**TASK DESCRIPTION:** Go through the entries below and pick out every line with "that".

**Source code of charts:**
----------

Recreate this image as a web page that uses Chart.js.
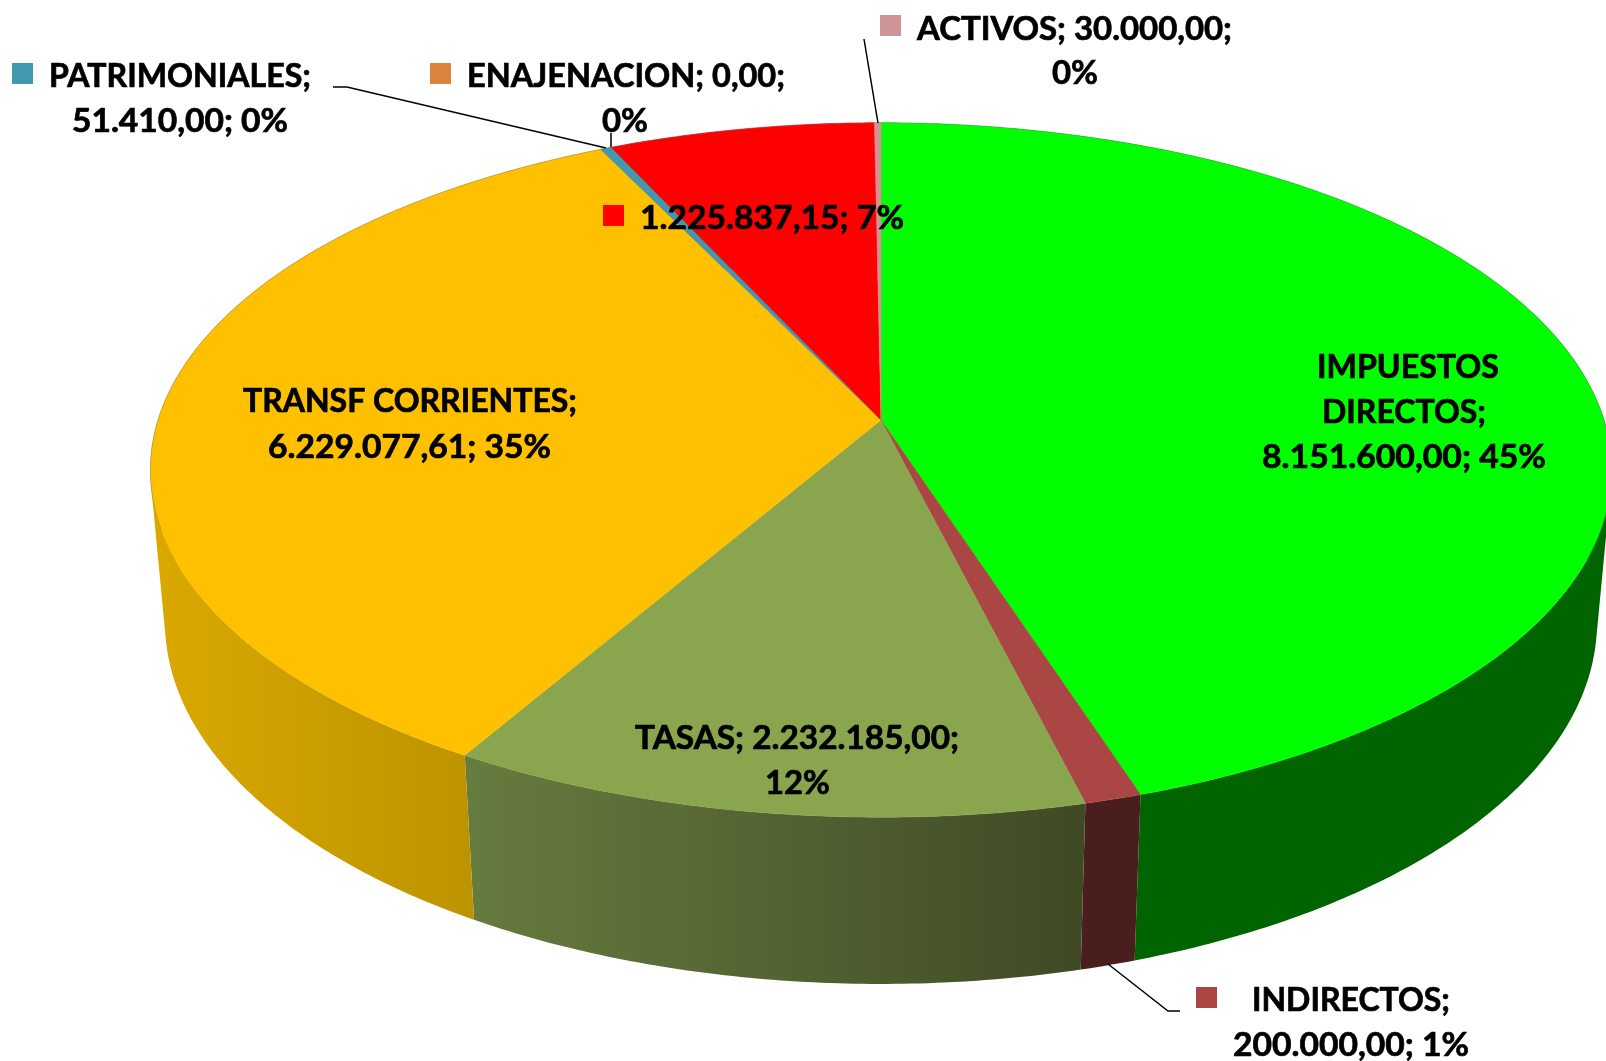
<!DOCTYPE html>
<html lang="es">
<head>
<meta charset="utf-8">
<title>Ingresos</title>
<script src="https://cdn.jsdelivr.net/npm/chart.js@4/dist/chart.umd.min.js"></script>
<style>
    html, body { margin: 0; padding: 0; background: #fff; overflow: hidden; }
    canvas { display: block; }
</style>
</head>
<body>
<canvas id="pieChart" width="1606" height="1061"></canvas>
<script>
// Chart data
const categories = ['IMPUESTOS DIRECTOS', 'INDIRECTOS', 'TASAS', 'TRANSF CORRIENTES', 'PATRIMONIALES', 'ENAJENACION', '', 'ACTIVOS'];
const values = [8151600.00, 200000.00, 2232185.00, 6229077.61, 51410.00, 0.00, 1225837.15, 30000.00];
const dataLabels = [
    ['IMPUESTOS', 'DIRECTOS;', '8.151.600,00; 45%'],
    ['INDIRECTOS;', '200.000,00; 1%'],
    ['TASAS; 2.232.185,00;', '12%'],
    ['TRANSF CORRIENTES;', '6.229.077,61; 35%'],
    ['PATRIMONIALES;', '51.410,00; 0%'],
    ['ENAJENACION; 0,00;', '0%'],
    ['1.225.837,15; 7%'],
    ['ACTIVOS; 30.000,00;', '0%']
];

// Colours of the top face and of the side wall (left and right end of the wall gradient)
const topColors = ['#00ff00', '#aa4643', '#89a54e', '#ffc000', '#4198af', '#db843d', '#ff0000', '#d09494'];
const wallLeft = ['#006400', '#4b1e1e', '#677c3f', '#daa800', '#26606f', '#8c5426', '#a00000', '#8c6060'];
const wallRight = ['#006400', '#4b1e1e', '#3f4a25', '#bd9400', '#26606f', '#8c5426', '#a00000', '#8c6060'];

// Perspective of the tilted pie, in pixels
const view = { cx: 881, cy: 420, rx: 723, ry: 340, tilt: 0.144, depth: 154, shrink: 0.02 };

// Label layout: [left, centre y, width] per text row, same order as dataLabels
const labelRows = [
    [[1317, 368, 182], [1322, 413, 164], [1262, 458, 284]],
    [[1252, 1001, 198], [1233, 1046, 236]],
    [[635, 739, 324], [765, 784, 65]],
    [[243, 402, 334], [268, 448, 283]],
    [[49, 77, 262], [72, 122, 216]],
    [[467, 77, 318], [602, 122, 46]],
    [[640, 219, 264]],
    [[917, 30, 315], [1052, 74, 46]]
];
const legendKeys = [null, [1196, 987], null, null, [12, 63], [430, 63], [603, 205], [880, 15]];
const leaderLines = [
    [[864, 39], [878, 123]],
    [[333, 87], [347, 87], [606, 148]],
    [[611, 133], [611, 147]],
    [[1108, 964], [1168, 1011], [1180, 1011]]
];

// Project a point of the unit pie (z 0 = top face, z 1 = bottom face) to the canvas
function project(angle, z) {
    const u = Math.cos(angle);
    const v = Math.sin(angle);
    const w = 1 - view.tilt * v + view.shrink * z;
    return {
        x: view.cx + view.rx * u / w,
        y: view.cy + (view.ry * v + view.depth * z) / w
    };
}

// Angles along an arc, about one every 0.01 radians
function rimAngles(from, to) {
    const steps = Math.max(2, Math.ceil(Math.abs(to - from) / 0.01));
    const angles = [];
    for (let i = 0; i <= steps; i++) angles.push(from + (to - from) * i / steps);
    return angles;
}

// Signed area of a quad, tells which way round it winds
function quadArea(q) {
    let sum = 0;
    q.forEach((p, i) => {
        const n = q[(i + 1) % q.length];
        sum += p.x * n.y - n.x * p.y;
    });
    return sum;
}

// All quads go in one path wound the same way, one outline would cancel itself at the silhouette
function drawWall(ctx, arc, index) {
    const angles = rimAngles(arc.startAngle, arc.endAngle);

    // Gradient runs over the part of the wall that faces the viewer
    const front = angles.filter(a => Math.sin(a) >= 0).map(a => project(a, 0).x);
    const xs = front.length ? front : angles.map(a => project(a, 0).x);
    const grad = ctx.createLinearGradient(Math.min(...xs), 0, Math.max(...xs), 0);
    grad.addColorStop(0, wallLeft[index]);
    grad.addColorStop(1, wallRight[index]);

    ctx.beginPath();
    for (let i = 0; i < angles.length - 1; i++) {
        const quad = [
            project(angles[i], 0),
            project(angles[i + 1], 0),
            project(angles[i + 1], 1),
            project(angles[i], 1)
        ];
        if (quadArea(quad) < 0) quad.reverse();
        ctx.moveTo(quad[0].x, quad[0].y);
        ctx.lineTo(quad[1].x, quad[1].y);
        ctx.lineTo(quad[2].x, quad[2].y);
        ctx.lineTo(quad[3].x, quad[3].y);
        ctx.closePath();
    }
    ctx.fillStyle = grad;
    ctx.fill();
}

function drawTop(ctx, arc, index) {
    ctx.beginPath();
    ctx.moveTo(view.cx, view.cy);
    rimAngles(arc.startAngle, arc.endAngle).forEach(a => {
        const p = project(a, 0);
        ctx.lineTo(p.x, p.y);
    });
    ctx.closePath();
    ctx.fillStyle = topColors[index];
    ctx.strokeStyle = topColors[index];
    ctx.lineWidth = 0.5;
    ctx.fill();
    ctx.stroke();
}

// Faint grey edge where the top face meets the white background
function drawBackEdge(ctx) {
    ctx.beginPath();
    rimAngles(Math.PI * 0.9, Math.PI * 2.1).forEach(a => {
        const p = project(a, 0);
        ctx.lineTo(p.x, p.y);
    });
    ctx.strokeStyle = 'rgba(120, 120, 120, 0.4)';
    ctx.lineWidth = 1;
    ctx.stroke();
}

// Draw one text row squeezed to the width it has in the picture
function drawRow(ctx, text, row) {
    const natural = ctx.measureText(text).width;
    ctx.save();
    ctx.translate(row[0], row[1]);
    ctx.scale(row[2] / natural, 1);
    ctx.fillText(text, 0, 0);
    ctx.strokeText(text, 0, 0);
    ctx.restore();
}

// The pie controller works out the angles, this plugin paints them in perspective
const pie3d = {
    id: 'pie3d',
    beforeDatasetDraw(chart, args) {
        const ctx = chart.ctx;
        const arcs = args.meta.data;
        ctx.save();
        arcs.forEach((arc, i) => {
            if (values[i] > 0) drawWall(ctx, arc, i);
        });
        arcs.forEach((arc, i) => {
            if (values[i] > 0) drawTop(ctx, arc, i);
        });
        drawBackEdge(ctx);
        ctx.restore();
        return false;
    },
    afterDraw(chart) {
        const ctx = chart.ctx;
        ctx.save();

        // Leader lines
        ctx.strokeStyle = '#000';
        ctx.lineWidth = 1.5;
        leaderLines.forEach(line => {
            ctx.beginPath();
            line.forEach(p => ctx.lineTo(p[0], p[1]));
            ctx.stroke();
        });

        // Legend keys
        legendKeys.forEach((key, i) => {
            if (!key) return;
            ctx.fillStyle = topColors[i];
            ctx.fillRect(key[0], key[1], 21, 21);
        });

        // Data labels
        ctx.fillStyle = '#000';
        ctx.strokeStyle = '#000';
        ctx.lineWidth = 0.7;
        ctx.font = 'bold 32px Lato';
        ctx.textAlign = 'left';
        ctx.textBaseline = 'middle';
        dataLabels.forEach((lines, i) => {
            lines.forEach((text, j) => drawRow(ctx, text, labelRows[i][j]));
        });
        ctx.restore();
    }
};

new Chart(document.getElementById('pieChart'), {
    type: 'pie',
    data: {
        labels: categories,
        datasets: [{ data: values, backgroundColor: topColors, borderWidth: 0 }]
    },
    options: {
        responsive: false,
        animation: false,
        plugins: {
            legend: { display: false },
            tooltip: { enabled: false }
        }
    },
    plugins: [pie3d]
});
</script>
</body>
</html>
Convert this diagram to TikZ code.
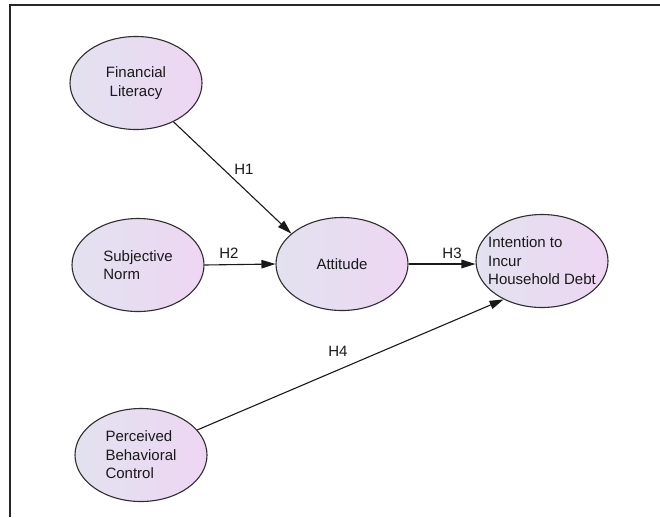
\documentclass[tikz,border=0pt]{standalone}
\usepackage{fontspec}
\setmainfont{Liberation Sans}
\usetikzlibrary{shapes.geometric,arrows.meta}
\definecolor{ellL}{HTML}{E2E2F0}
\definecolor{ellR}{HTML}{EED6F2}
\definecolor{edge}{HTML}{2E2E2E}
\tikzset{
  ell/.style={ellipse, draw=edge, line width=1.1pt, left color=ellL, right color=ellR,
    minimum width=132pt, minimum height=93pt, inner sep=0pt},
  txt/.style={font=\fontsize{15}{18.5}\selectfont, align=left, inner sep=0pt, text=black!90},
  lbl/.style={font=\fontsize{15}{18}\selectfont, inner sep=0pt, text=black!90},
  conn/.style={draw=black!90, line width=1.1pt, -{Triangle[length=14pt,width=8.5pt]}},
  frame/.style={line width=2pt, draw=black!85}
}
\begin{document}
\begin{tikzpicture}[x=1pt,y=-1pt]
\useasboundingbox (0,0) rectangle (660,517);
\draw[frame] (9.5,517) -- (9.5,4.5) -- (660,4.5);
\node[ell] (fl) at (136,83) {};
\node[ell] (sn) at (138,265) {};
\node[ell] (att) at (342,264) {};
\node[ell] (int) at (542,261) {};
\node[ell] (pbc) at (141,455) {};
\node[txt, align=center] (tfl) at (fl) {Financial\\Literacy};
\node[txt] (tsn) at (sn) {Subjective\\Norm};
\node[txt] (tatt) at (att) {Attitude};
\node[txt] (tint) at (int) {Intention to\\Incur\\Household Debt};
\node[txt] (tpbc) at (pbc) {Perceived\\Behavioral\\Control};
\draw[conn] (fl.314) -- (att.149);
\draw[conn] (sn.east) -- (att.west);
\draw[conn] (att.east) -- (att.east -| int.west);
\draw[conn] (pbc.24) -- (int.225);
\node[lbl] (h1) at (244,169) {H1};
\node[lbl] (h2) at (229,253) {H2};
\node[lbl] (h3) at (452,253) {H3};
\node[lbl] (h4) at (338,351) {H4};
\end{tikzpicture}
\end{document}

----------

**WRITTEN RESPONSE:**
Recreate this image as a web page that uses Chart.js.
    // Gradient runs over the part of the wall that faces the viewer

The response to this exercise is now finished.